July 25th, 2013
ICT patrons have known for a year now that we are producing the 2010 Tony Winner for Best Play, Red, by John Logan. Some know it is about Mark Rothko. Mr. Rothko has had quite a cultural impact in our country and abroad.
Born Marcus Yakovlevich Rothkowitz in 1903 in the Russian Empire (now Latvia), he emigrated to America in 1913 with his family to escape being drafted into the Imperial Russian Army and anti-Semitism. He grew up in Oregon and then attended Yale University on scholarship. He dropped out after his sophomore year and moved to New York.
Upon visiting a friend at an art school, his love for art began to foster and he began to take classes at various art schools in the city. After being part of numerous art shows in the city, his reputation began to grow and he was able to live off the sales of his paintings.
Characterized as an abstract expressionist (a label he hated), his work was inspired by WWII and Nietzsche and could be identified by large rectangular fields of color. His rise in prominence lead to what is the source of the plot for Red, a commission by beverage company Joseph Seagram & Sons to create paintings for their Four Seasons restaurant in their newly designed office building. As a passionate artist, he justifies this huge commission but is later torn between commercialism vs. art (This is where the play Red begins.)
These works, known as the Seagram Murals, now hang in three places: London’s Tate Museum, Japan’s Kawamura Memorial Museum, and the National Gallery of Art in Washington D.C. Struggling with failing health and depression, Rothko committed suicide in 1970 the same day his Seagram Murals paintings arrived in London at the Tate Museum.

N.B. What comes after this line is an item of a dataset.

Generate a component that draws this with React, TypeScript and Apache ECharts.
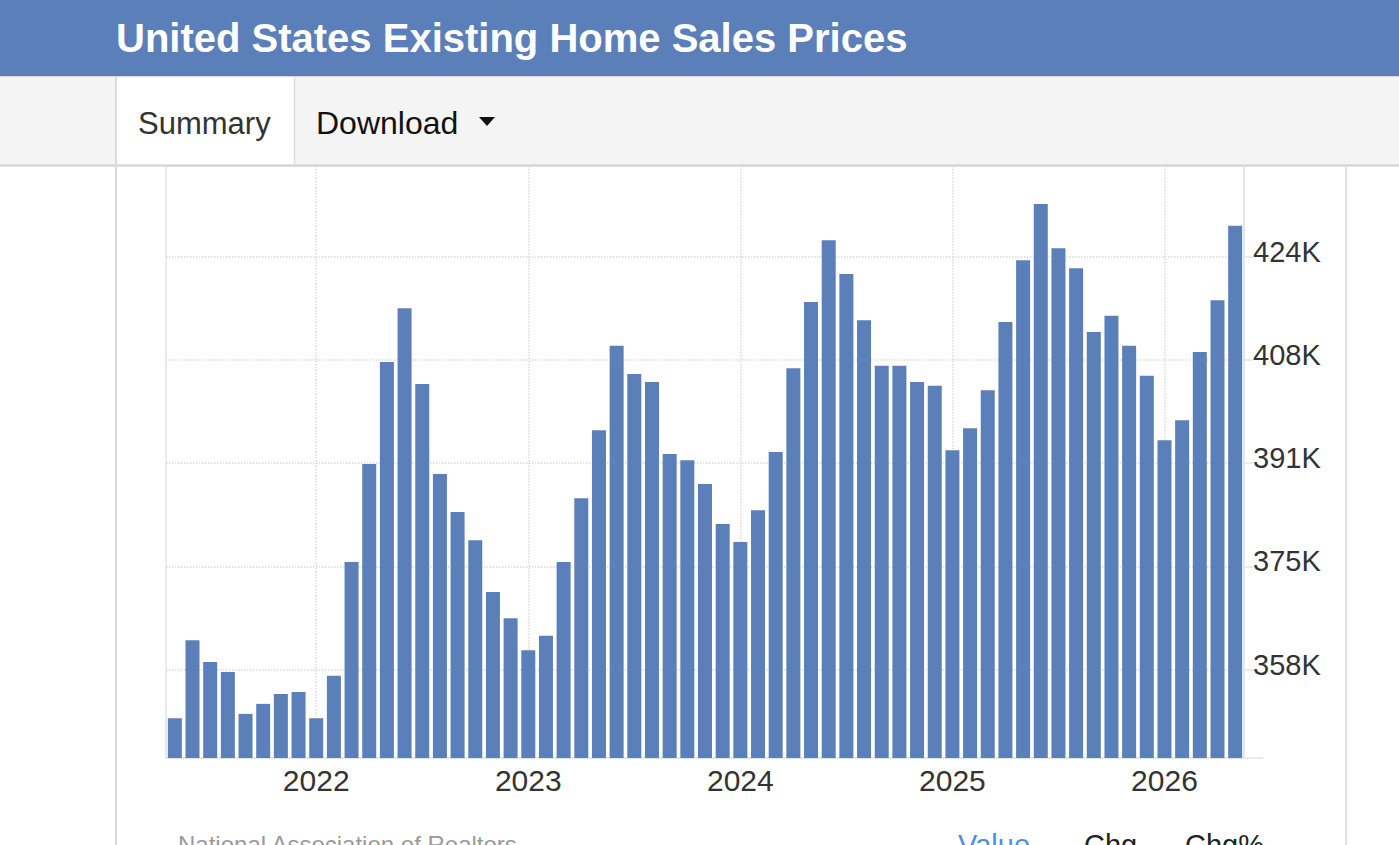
import React, { useEffect, useRef } from "react";
import * as echarts from "echarts";

// Monthly median existing-home sales price, thousands of USD
const months: string[] = [
  "2021-05", "2021-06", "2021-07", "2021-08", "2021-09", "2021-10", "2021-11", "2021-12",
  "2022-01", "2022-02", "2022-03", "2022-04", "2022-05", "2022-06", "2022-07", "2022-08",
  "2022-09", "2022-10", "2022-11", "2022-12",
  "2023-01", "2023-02", "2023-03", "2023-04", "2023-05", "2023-06", "2023-07", "2023-08",
  "2023-09", "2023-10", "2023-11", "2023-12",
  "2024-01", "2024-02", "2024-03", "2024-04", "2024-05", "2024-06", "2024-07", "2024-08",
  "2024-09", "2024-10", "2024-11", "2024-12",
  "2025-01", "2025-02", "2025-03", "2025-04", "2025-05", "2025-06", "2025-07", "2025-08",
  "2025-09", "2025-10", "2025-11", "2025-12",
  "2026-01", "2026-02", "2026-03", "2026-04", "2026-05",
];

const prices: number[] = [
  350.3, 362.8, 359.3, 357.7, 351.0, 352.6, 354.2, 354.5,
  350.3, 357.1, 375.3, 391.0, 407.3, 415.9, 403.8, 389.4,
  383.3, 378.8, 370.5, 366.3,
  361.2, 363.5, 375.3, 385.5, 396.4, 409.9, 405.4, 404.1,
  392.6, 391.6, 387.8, 381.4,
  378.5, 383.6, 392.9, 406.3, 416.9, 426.8, 421.4, 414.0,
  406.7, 406.7, 404.1, 403.5,
  393.2, 396.7, 402.8, 413.7, 423.6, 432.6, 425.5, 422.3,
  412.1, 414.7, 409.9, 405.1,
  394.8, 398.0, 408.9, 417.2, 429.1,
];

// Price axis ticks (thousands), shown rounded with a K suffix
const priceTicks: number[] = [358.1, 374.6, 391.1, 407.6, 424.1];
const priceMin = 343.94;
const priceMax = 438.66;

const FONT = 'Helvetica, Arial, "Liberation Sans", sans-serif';
const BLUE = "#5b7fb8";
const isJanuary = (_i: number, v: string) => String(v).endsWith("-01");

export default function App() {
  const ref = useRef<HTMLDivElement>(null);

  useEffect(() => {
    if (!ref.current) return;
    const chart = echarts.init(ref.current, undefined, { renderer: "svg" });
    chart.setOption({
      animation: false,
      backgroundColor: "#ffffff",
      grid: {
        left: 166,
        right: 155,
        top: 166,
        bottom: 87,
        show: true,
        borderColor: "#e4e4e4",
        borderWidth: 1.5,
      },
      xAxis: {
        type: "category",
        data: months,
        boundaryGap: true,
        axisLine: { show: true, lineStyle: { color: "#e1e5ec", width: 1.5 } },
        axisTick: { show: false },
        axisLabel: {
          interval: isJanuary,
          formatter: (v: string) => v.slice(0, 4),
          color: "#333333",
          fontFamily: FONT,
          fontSize: 30,
          margin: 7,
        },
        splitLine: {
          show: true,
          interval: isJanuary,
          alignWithLabel: true,
          lineStyle: { color: "#dadada", type: "dotted", width: 1.5 },
        },
      },
      yAxis: {
        type: "value",
        position: "right",
        min: priceMin,
        max: priceMax,
        axisLine: { show: true, lineStyle: { color: "#e4e4e4", width: 1.5 } },
        axisTick: {
          show: true,
          customValues: priceTicks,
          length: 9,
          lineStyle: { color: "#e4e4e4", width: 1.5 },
        },
        axisLabel: {
          customValues: priceTicks,
          formatter: (v: number) => `${Math.round(v)}K`,
          color: "#333333",
          fontFamily: FONT,
          fontSize: 29,
          margin: 9,
          verticalAlign: "bottom",
          lineHeight: 10,
        },
        splitLine: {
          show: true,
          lineStyle: { color: "#dadada", type: "dotted", width: 1.5 },
        },
      },
      series: [
        {
          type: "bar",
          data: prices,
          barWidth: 14,
          itemStyle: { color: BLUE },
        },
      ],
      graphic: [
        { type: "rect", shape: { x: 0, y: 0, width: 1399, height: 76 }, style: { fill: BLUE } },
        {
          type: "text",
          x: 116,
          y: 38,
          style: {
            text: "United States Existing Home Sales Prices",
            fill: "#ffffff",
            fontFamily: FONT,
            fontWeight: "bold",
            fontSize: 40,
            verticalAlign: "middle",
            align: "left",
          },
        },
        { type: "rect", shape: { x: 0, y: 76, width: 1399, height: 90 }, style: { fill: "#f4f4f4" } },
        { type: "line", shape: { x1: 0, y1: 76.5, x2: 1399, y2: 76.5 }, style: { stroke: "#d6d6d6", lineWidth: 1 } },
        { type: "rect", shape: { x: 117, y: 77, width: 177, height: 88 }, style: { fill: "#ffffff" } },
        { type: "line", shape: { x1: 0, y1: 165.5, x2: 1399, y2: 165.5 }, style: { stroke: "#d2d2d2", lineWidth: 2 } },
        { type: "line", shape: { x1: 116, y1: 77, x2: 116, y2: 845 }, style: { stroke: "#dcdcdc", lineWidth: 2 } },
        { type: "line", shape: { x1: 294.5, y1: 77, x2: 294.5, y2: 165 }, style: { stroke: "#dcdcdc", lineWidth: 1.5 } },
        { type: "line", shape: { x1: 1346, y1: 166, x2: 1346, y2: 845 }, style: { stroke: "#e2e2e2", lineWidth: 2 } },
        {
          type: "text",
          x: 138,
          y: 123,
          style: { text: "Summary", fill: "#333333", fontFamily: FONT, fontSize: 31, verticalAlign: "middle" },
        },
        {
          type: "text",
          x: 316,
          y: 123,
          style: { text: "Download", fill: "#111111", fontFamily: FONT, fontSize: 32, verticalAlign: "middle" },
        },
        {
          type: "polygon",
          shape: { points: [[479, 117], [495, 117], [487, 126]] },
          style: { fill: "#111111" },
        },
        { type: "line", shape: { x1: 1244, y1: 758, x2: 1263, y2: 758 }, style: { stroke: "#e1e5ec", lineWidth: 1.5 } },
        {
          type: "text",
          x: 178,
          y: 832,
          style: { text: "National Association of Realtors", fill: "#9a9a9a", fontFamily: FONT, fontSize: 24, verticalAlign: "top" },
        },
        {
          type: "text",
          x: 958,
          y: 830,
          style: { text: "Value", fill: "#4a90e2", fontFamily: FONT, fontSize: 29, verticalAlign: "top" },
        },
        {
          type: "text",
          x: 1084,
          y: 830,
          style: { text: "Chg", fill: "#222222", fontFamily: FONT, fontSize: 29, verticalAlign: "top" },
        },
        {
          type: "text",
          x: 1185,
          y: 830,
          style: { text: "Chg%", fill: "#222222", fontFamily: FONT, fontSize: 29, verticalAlign: "top" },
        },
      ],
    });
    return () => chart.dispose();
  }, []);

  return (
    <div
      ref={ref}
      style={{ position: "absolute", left: 0, top: 0, width: 1399, height: 845 }}
    />
  );
}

His popularity and influence have skyrocketed since his passing. A book published in 1998 cataloged all 838 of his paintings. His work has broken the record three times for nominal-value of a post-war painting at a public auction, capped in 2012 for Orange, Red, Yellow, which sold for $86.9 million.
Mark Rothko once said this of art, “A picture lives by companionship, expanding and quickening in the eyes of the sensitive observer. It dies by the same token. It is therefore a risky and unfeeling act to send it out into the world.”